British singer-songwriter and guitarist Richard Thompson, 65, is considered by many to be one of the greatest guitarists of all time. Rolling Stone put him on its Top 20 list.
Thompson’s career began in 1967 as a member of Fairport Convention and he’s been an active musician ever since. His debut solo record was 1972’s “Henry the Human Fly.” In 1973 he and his then-wife, Linda Thompson, released “I Want to See the Bright Lights Tonight.” Between his solo work, collaborations with Linda and soundtrack work, Thompson has released 40 albums.
Earlier this year “Acoustic Classics” came out with a 14-song collection of stripped down versions of some of his most well known and beloved songs. From “1952 Vincent Black Lightning” to “From Galway to Graceland,” “Wall of Death” and “Walking on a Wire,” the album is the embodiment of Thompson’s work.
He’ll be performing a solo acoustic show on Sunday in Westbrook.
I chatted with Thompson from his home in London (he also lives part of the time in California) about the album and the tour, among other topics.
You have such a huge body of work, how did you choose what to record for “Acoustic Classics?”
The album was conceived as something for the merchandise table at live shows. It was really considered to be something for first-time listeners, for people coming to a show for the first time and thinking, ‘Well, I liked that show, is there something I can buy that’s like the show?’ So that’s all I did. Rather than just grab, you know, live recordings which I’m never entirely satisfied with, particularly with the guitar sound, I thought I’ll just sit at home and do what I think would be a popular selection of songs.
Is there anything you have to do to keep your hands and your arms in shape? What do you do to maintain the health of those body parts? Because they certainly take quite a beating when you’re performing.
You have to be sensible. You have to practice to the point where, if you feel like you’re destroying your tendons, you have to back off a bit. You have to do stretches. It’s very important, especially as you get older. And you have to maintain muscle as well, so you have to lift weight to some extent and depending on which part of the body you’re talking about, you have to lift appropriate weights.
How is it being on the road? Obviously you wouldn’t do it if it was not a rewarding experience.
It’s fun. You have to be sensible about it and you tour as much as you feel comfortable doing. I really enjoy touring. I love to play live. Sometimes touring means a lot of stressful traveling.
What can you tell me about the upcoming Thompson family record? Your son Teddy came up with this idea, right?
Yes, he did come up with this and he kind of wrangled us all into shape to get it done. It was a bit piecemeal. Files were sent around the world.
What are some of your longtime, standby favorite records if you need a guaranteed good listen, or is there anything new that you’re excited about?

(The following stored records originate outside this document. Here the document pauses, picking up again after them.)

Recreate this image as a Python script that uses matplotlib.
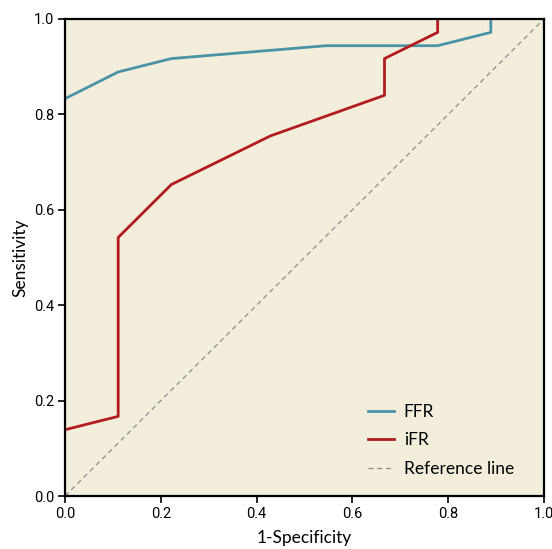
import matplotlib.pyplot as plt

# ROC curve points
ffr_x = [0.0, 0.111, 0.222, 0.545, 0.778, 0.889, 0.889]
ffr_y = [0.833, 0.889, 0.917, 0.944, 0.944, 0.972, 1.0]

ifr_x = [0.0, 0.111, 0.111, 0.222, 0.429, 0.667, 0.667, 0.778, 0.778]
ifr_y = [0.139, 0.167, 0.542, 0.653, 0.755, 0.840, 0.917, 0.972, 1.0]

ref_x = [0.0, 1.0]
ref_y = [0.0, 1.0]

ticks = [0.0, 0.2, 0.4, 0.6, 0.8, 1.0]
tick_labels = ["0.0", "0.2", "0.4", "0.6", "0.8", "1.0"]

fig = plt.figure(figsize=(5.52, 5.49), dpi=100)
ax = fig.add_axes([0.1178, 0.0965, 0.8677, 0.8689])
ax.set_facecolor('#f2eedb')

ax.plot(ffr_x, ffr_y, color='#4a93a8', linewidth=2, label='FFR')
ax.plot(ifr_x, ifr_y, color='#b31b1e', linewidth=2, label='iFR')
ax.plot(ref_x, ref_y, color='#8c8c8c', linewidth=0.9, linestyle=(0, (4, 3)),
        label='Reference line')

ax.set_xlim(0, 1)
ax.set_ylim(0, 1)
ax.set_xticks(ticks)
ax.set_yticks(ticks)
ax.set_xticklabels(tick_labels, family='Roboto', fontsize=10.5)
ax.set_yticklabels(tick_labels, family='Roboto', fontsize=10.5)
ax.tick_params(direction='out', length=5, width=1.2, color='black', pad=3)

for s in ax.spines.values():
    s.set_linewidth(1.6)
    s.set_color('black')

ax.set_xlabel('1-Specificity', fontsize=12.5, family='Lato', labelpad=6.5)
ax.set_ylabel('Sensitivity', fontsize=12.5, family='Lato', labelpad=4)

leg = ax.legend(loc='lower right', bbox_to_anchor=(0.97, 0.008), frameon=False,
                prop={'family': 'Lato', 'size': 12.5}, handlelength=1.5,
                handletextpad=0.55, labelspacing=0.7)

fig.savefig('out.png', dpi=100)
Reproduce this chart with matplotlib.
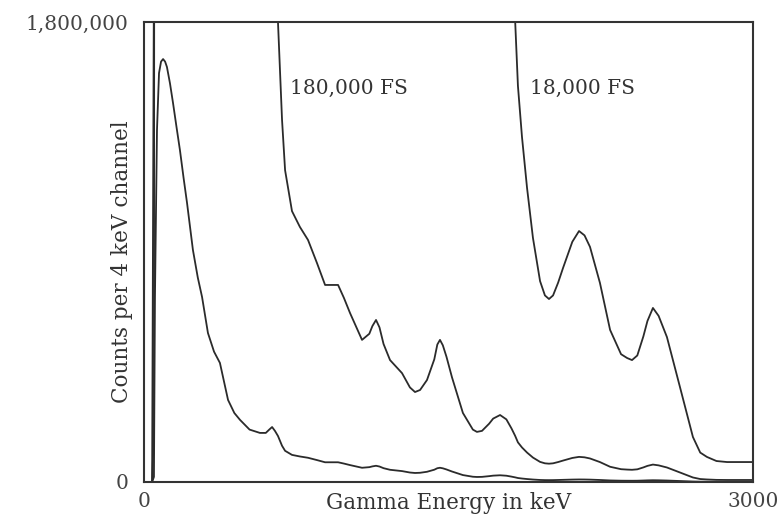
import matplotlib.pyplot as plt

# gamma spectrum (keV, counts per 4 keV channel)
energy = [0, 40, 49, 54, 64, 74, 84, 94, 104, 113, 128, 143, 160, 177, 195,
          212, 241, 265, 286, 315, 345, 374, 414, 445, 473, 520, 571, 600,
          617, 631, 645, 660, 680, 695, 729, 768, 808, 852, 892, 956, 985,
          1015, 1074, 1110, 1125, 1143, 1160, 1180, 1212, 1271, 1310, 1335,
          1360, 1394, 1430, 1445, 1458, 1472, 1490, 1517, 1571, 1620, 1640,
          1665, 1700, 1720, 1754, 1785, 1810, 1828, 1842, 1862, 1887, 1916,
          1951, 1975, 1995, 2015, 2040, 2064, 2110, 2143, 2170, 2197, 2246,
          2296, 2350, 2380, 2404, 2430, 2460, 2480, 2507, 2535, 2576, 2640,
          2704, 2740, 2773, 2820, 2872, 3000]
counts = [0, 0, 20000, 724000, 1377000, 1600000, 1645000, 1655000, 1645000,
          1624000, 1560000, 1483000, 1390000, 1299000, 1190000, 1092000,
          908000, 800000, 724000, 583000, 510000, 466000, 321000, 270000,
          243000, 205000, 192000, 192000, 205000, 215000, 200000, 180000,
          141700, 122000, 106000, 99800, 94700, 85700, 77100, 77100, 72000,
          66100, 55600, 58000, 61000, 63400, 60500, 54000, 47700, 42600,
          37000, 35200, 36000, 39900, 48000, 53800, 55600, 53500, 49000,
          41000, 27000, 20500, 19600, 20000, 22800, 24800, 26200, 24500,
          21000, 18100, 15500, 13500, 11500, 9550, 7860, 7300, 7160, 7300,
          7800, 8370, 9400, 9820, 9650, 9200, 7790, 5950, 5000, 4850, 4770,
          4950, 5700, 6300, 6810, 6500, 5670, 3720, 1760, 1150, 980, 820, 780,
          780]

# the same spectrum drawn at three full-scale settings
full_scales = [1800000, 180000, 18000]
fs_labels = ['180,000 FS', '18,000 FS']
fs_label_x = [720, 1900]

x_ticks = [0, 3000]
x_tick_labels = ['0', '3000']
y_ticks = [0, 1800000]
y_tick_labels = ['0', '1,800,000']

plt.rcParams['font.family'] = ['DejaVu Serif']

fig = plt.figure(figsize=(7.83, 5.24), dpi=100)
ax = fig.add_axes([0.1839, 0.0802, 0.9617 - 0.1839, 0.958 - 0.0802])

for fs in full_scales:
    gain = full_scales[0] / fs
    ax.plot(energy, [c * gain for c in counts], color='#2b2b2b', lw=1.3,
            solid_joinstyle='round')

for lab, xe in zip(fs_labels, fs_label_x):
    ax.text(xe, 1540000, lab, fontsize=14.5, color='#333333', va='center')

ax.set_xlim(0, 3000)
ax.set_ylim(0, 1800000)
ax.set_xticks(x_ticks)
ax.set_xticklabels(x_tick_labels, fontsize=14.5, color='#444444')
ax.set_yticks(y_ticks)
ax.set_yticklabels(y_tick_labels, fontsize=14.5, color='#444444')
ax.tick_params(length=0)
ax.tick_params(axis='y', pad=11)
ax.tick_params(axis='x', pad=7)

ax.text(0.5, -0.046, 'Gamma Energy in keV', transform=ax.transAxes,
        ha='center', va='center', fontsize=15.5, color='#333333')
ax.text(-0.036, 0.478, 'Counts per 4 keV channel', transform=ax.transAxes,
        ha='center', va='center', rotation=90, fontsize=15.5, color='#333333')

for s in ax.spines.values():
    s.set_linewidth(1.5)
    s.set_color('#333333')

fig.savefig('out.png', dpi=100)
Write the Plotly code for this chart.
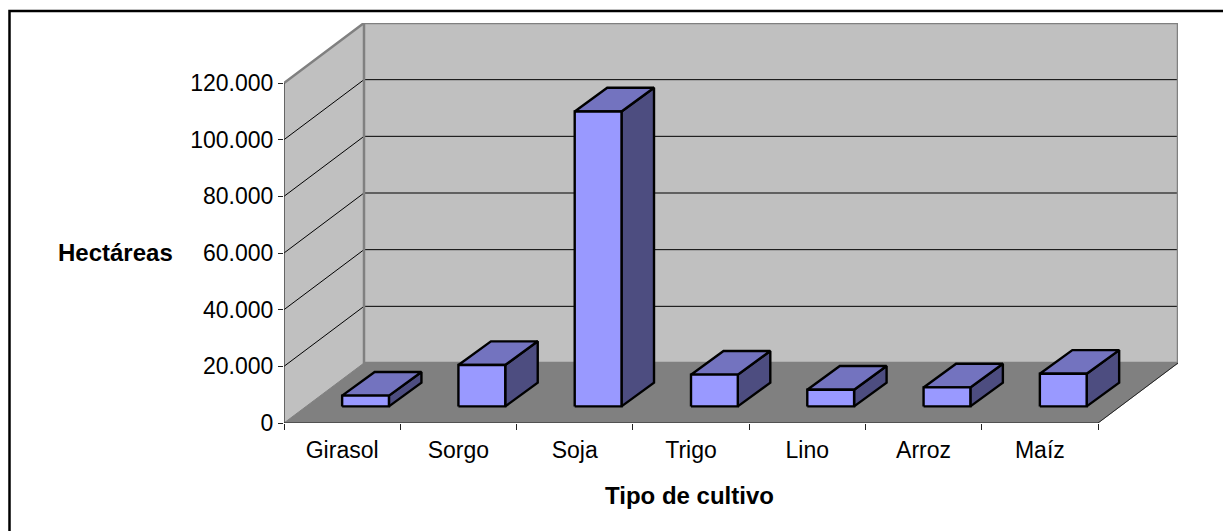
import plotly.graph_objects as go

# ---- data ----
categories = ["Girasol", "Sorgo", "Soja", "Trigo", "Lino", "Arroz", "Maíz"]
hectareas = [3800, 14600, 104100, 11200, 5900, 6700, 11500]
y_ticks = [0, 20000, 40000, 60000, 80000, 100000, 120000]
y_labels = ["0", "20.000", "40.000", "60.000", "80.000", "100.000", "120.000"]
y_title = "Hectáreas"
x_title = "Tipo de cultivo"

# ---- oblique projection settings (in axis units) ----
W, H = 1223, 531
L, R, T, B = 284, 1178, 23, 423          # plot-area pixels
PX_X = (1098 - 284) / 7                  # pixels per category
PX_Y = (423 - 83) / 120000               # pixels per hectare
N = len(categories)
WALL_DX = (R - 1098) / PX_X
WALL_DY = 60 / PX_Y
BAR_W = 46.8 / PX_X
BAR_DX = 32.5 / PX_X
BAR_DY = 23.7 / PX_Y
BAR_OX = 23.4 / PX_X
BAR_OY = 16.6 / PX_Y
Y_MAX = y_ticks[-1]

WALL = "#C0C0C0"
FLOOR = "#808080"
EDGE = "#808080"
FRONT = "#9999FF"
TOP = "#7373BF"
SIDE = "#4D4D80"
FONT = "Liberation Sans"

fig = go.Figure()


def poly(xs, ys, fill=None, color="#000000", width=1):
    fig.add_trace(go.Scatter(
        x=xs, y=ys, mode="lines", fill="toself" if fill else None,
        fillcolor=fill, line=dict(color=color, width=width),
        hoverinfo="skip", showlegend=False))


# walls and floor
poly([WALL_DX, N + WALL_DX, N + WALL_DX, WALL_DX, WALL_DX],
     [WALL_DY, WALL_DY, Y_MAX + WALL_DY, Y_MAX + WALL_DY, WALL_DY], WALL, WALL, 1)
poly([0, WALL_DX, WALL_DX, 0, 0],
     [0, WALL_DY, Y_MAX + WALL_DY, Y_MAX, 0], WALL, WALL, 1)
poly([0, N, N + WALL_DX, WALL_DX, 0], [0, 0, WALL_DY, WALL_DY, 0], FLOOR, FLOOR, 1)

# gridlines
for t in y_ticks[1:-1]:
    poly([0, WALL_DX, N + WALL_DX], [t, t + WALL_DY, t + WALL_DY], None, "#000000", 1)

# wall edges
poly([0, WALL_DX, N + WALL_DX, N + WALL_DX],
     [Y_MAX, Y_MAX + WALL_DY, Y_MAX + WALL_DY, WALL_DY], None, EDGE, 2.5)
poly([WALL_DX, WALL_DX, N + WALL_DX], [Y_MAX + WALL_DY, WALL_DY, WALL_DY], None, EDGE, 2.5)

# axis lines
poly([0, 0], [Y_MAX, 0], None, "#333333", 1.3)
poly([0, N, N + WALL_DX], [0, 0, WALL_DY], None, "#222222", 1)

# bars
for i, v in enumerate(hectareas):
    x0 = i + 0.5 + BAR_OX - BAR_W / 2
    x1 = x0 + BAR_W
    y0 = BAR_OY
    y1 = y0 + v
    poly([x1, x1 + BAR_DX, x1 + BAR_DX, x1, x1],
         [y0, y0 + BAR_DY, y1 + BAR_DY, y1, y0], SIDE, "#000000", 2.4)
    poly([x0, x1, x1 + BAR_DX, x0 + BAR_DX, x0],
         [y1, y1, y1 + BAR_DY, y1 + BAR_DY, y1], TOP, "#000000", 2.4)
    poly([x0, x1, x1, x0, x0], [y0, y0, y1, y1, y0], FRONT, "#000000", 2.4)

fig.update_layout(
    width=W, height=H,
    margin=dict(l=L, r=W - R, t=T, b=H - B, pad=0),
    paper_bgcolor="#FFFFFF", plot_bgcolor="#FFFFFF",
    showlegend=False, hovermode=False,
    font=dict(family=FONT, size=23, color="#000000"),
    xaxis=dict(
        range=[0, N + WALL_DX], showgrid=False, zeroline=False, showline=False,
        tickmode="array", tickvals=[i + 0.5 for i in range(N)], ticktext=categories,
        ticks="", ticklabelstandoff=11,
        minor=dict(tickmode="array", tickvals=list(range(N + 1)), ticks="outside",
                   ticklen=6, tickwidth=1, tickcolor="#222222", showgrid=False),
        tickfont=dict(family=FONT, size=23),
    ),
    yaxis=dict(
        range=[0, (B - T) / PX_Y], showgrid=False, zeroline=False, showline=False,
        tickmode="array", tickvals=y_ticks, ticktext=y_labels,
        ticks="outside", ticklen=5, tickwidth=1, tickcolor="#222222",
        tickfont=dict(family=FONT, size=23),
    ),
    annotations=[
        dict(text=y_title, xref="paper", yref="paper",
             x=(115.5 - L) / (R - L), y=(B - 253) / (B - T),
             xanchor="center", yanchor="middle", showarrow=False,
             font=dict(family=FONT, size=24, color="#000000", weight="bold")),
        dict(text=x_title, xref="paper", yref="paper",
             x=(689 - L) / (R - L), y=(B - 495.7) / (B - T),
             xanchor="center", yanchor="middle", showarrow=False,
             font=dict(family=FONT, size=24, color="#000000", weight="bold")),
    ],
    shapes=[dict(type="path", xref="paper", yref="paper",
                 path="M %.5f,%.5f L %.5f,%.5f L %.5f,%.5f" % (
                     (9.5 - L) / (R - L), (B - H) / (B - T),
                     (9.5 - L) / (R - L), (B - 11) / (B - T),
                     (W - L) / (R - L), (B - 11) / (B - T)),
                 line=dict(color="#000000", width=2.5), layer="below")],
)

fig.write_html("out.html", config=dict(displayModeBar=False),
               post_script="document.body.style.margin='0';document.body.style.overflow='hidden';")
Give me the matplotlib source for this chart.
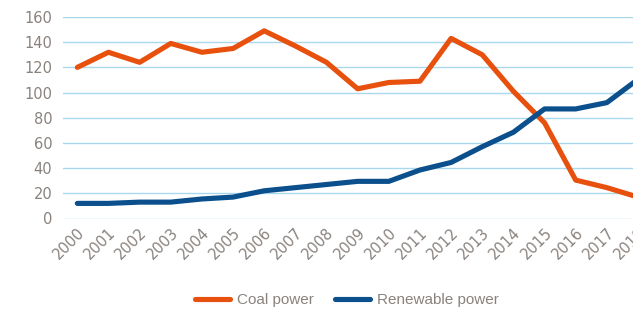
import matplotlib
matplotlib.use("Agg")
import matplotlib.pyplot as plt
import matplotlib.transforms as mtransforms

years = [str(y) for y in range(2000, 2019)]
coal = [120, 132, 124, 139, 132, 135, 149, 137, 124, 103, 108, 109, 143, 130, 101, 76, 30.5, 24.5, 17]
renewable = [12, 12, 13, 13, 15.5, 17, 22, 24.5, 27, 29.5, 29.5, 38.5, 44.5, 57, 68.5, 87, 87, 92, 110.5]
yticks = [0, 20, 40, 60, 80, 100, 120, 140, 160]

plt.rcParams['font.family'] = ['DejaVu Sans']
TICK_C = '#8A827D'

W, H = 633, 311
fig = plt.figure(figsize=(W/100, H/100), dpi=100)
left_px, right_px = 63.3, 652.0
top_px, bot_px = 17.0, 218.5
ax = fig.add_axes([left_px/W, 1 - bot_px/H, (right_px-left_px)/W, (bot_px-top_px)/H])

x = list(range(len(years)))
ax.plot(x, coal, color='#E8500E', lw=3.7, solid_capstyle='round', solid_joinstyle='round',
        label='Coal power', zorder=3)
ax.plot(x, renewable, color='#0B4F8C', lw=3.7, solid_capstyle='round', solid_joinstyle='round',
        label='Renewable power', zorder=3)

ax.set_xlim(-0.45, len(years) - 1 + 0.45)
ax.set_ylim(0, 160)
ax.set_yticks(yticks)
ax.set_xticks(x)
ax.set_xticklabels(years, rotation=45, ha='right', va='center', rotation_mode='anchor')
ax.grid(axis='y', color='#A9D8EC', lw=1.0, zorder=0)
ax.set_axisbelow(True)
for s in ax.spines.values():
    s.set_visible(False)
ax.tick_params(axis='both', length=0, colors=TICK_C, labelsize=10.5)
ax.tick_params(axis='y', pad=8)
ax.tick_params(axis='x', pad=8.6)
off = mtransforms.ScaledTranslation(5/100, 0, fig.dpi_scale_trans)
for lab in ax.get_xticklabels():
    lab.set_transform(lab.get_transform() + off)

leg = fig.legend(loc='center', bbox_to_anchor=(347/W, 1 - 300/H), ncol=2, frameon=False,
                 prop={'family': 'Liberation Sans', 'size': 11}, labelcolor=TICK_C,
                 handlelength=2.3, columnspacing=1.37, handletextpad=0.45)
for h in leg.legend_handles:
    h.set_solid_capstyle('round')

fig.savefig('out.png', dpi=100)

There’s always new stuff that’s good and inspiring. John Fullbright is a wonderful writer. Shovels & Rope I like a lot. There’s some good stuff in the U.K. as well. There’s a very good singer over here called Olivia Chaney. I listen to a lot of roots music and traditional music from various countries, and I listen to a lot of classical music and jazz. If I go out to a concert these days, it’s to go to the opera or a classical concert just to learn. After you’ve played music for 30 or 40 years, you’re looking for somewhere else to go in terms of harmony. I’m always interested in learning.
What do you do for fun?
I don’t have any fun.
Yes you do, come on Richard.
I love horticulture. I love gardening. I love botanical gardens and being in nature. In the middle of the rain forest I feel very happy and relaxed and at peace. I play some tennis and go hiking, that sort of thing. It’s nice to be outdoors.
Is there anything else that you are working on or up to that we should know about?
I’m doing a First World War project for the British Arts Council.
Tell me more.
Various artists are contributing things. I’m planning to have a piece ready for 2016. I’ve already started playing some parts of it in my normal shows. It’s to commemorate the centenary of the First World War. And I’m working on the next band album, which should be out next spring.
– In 2011 Thompson received the OBE (Order of the British Empire), an honor bestowed upon him by Queen Elizabeth II at Buckingham Palace.
– Thompson’s songs have been covered by many artists, including Robert Plant, Bonnie Raitt, Elvis Costello, David Byrne, REM and Don Henley.
– In 2010 Thompson won the Gibson-sponsored Mojo Les Paul Award for his accomplished guitar playing.
– Believe it or not, Richard Thompson covered the Britney Spears hit “Oops! I Did It Again” on his 2003 live album “1000 Years of Popular Music.”
– When he comes to Maine, yes, Richard Thompson enjoys eating lobster.
WHEN: 7 p.m. Sunday
WHERE: Westbrook Performing Arts Center, 471 Stroudwater St.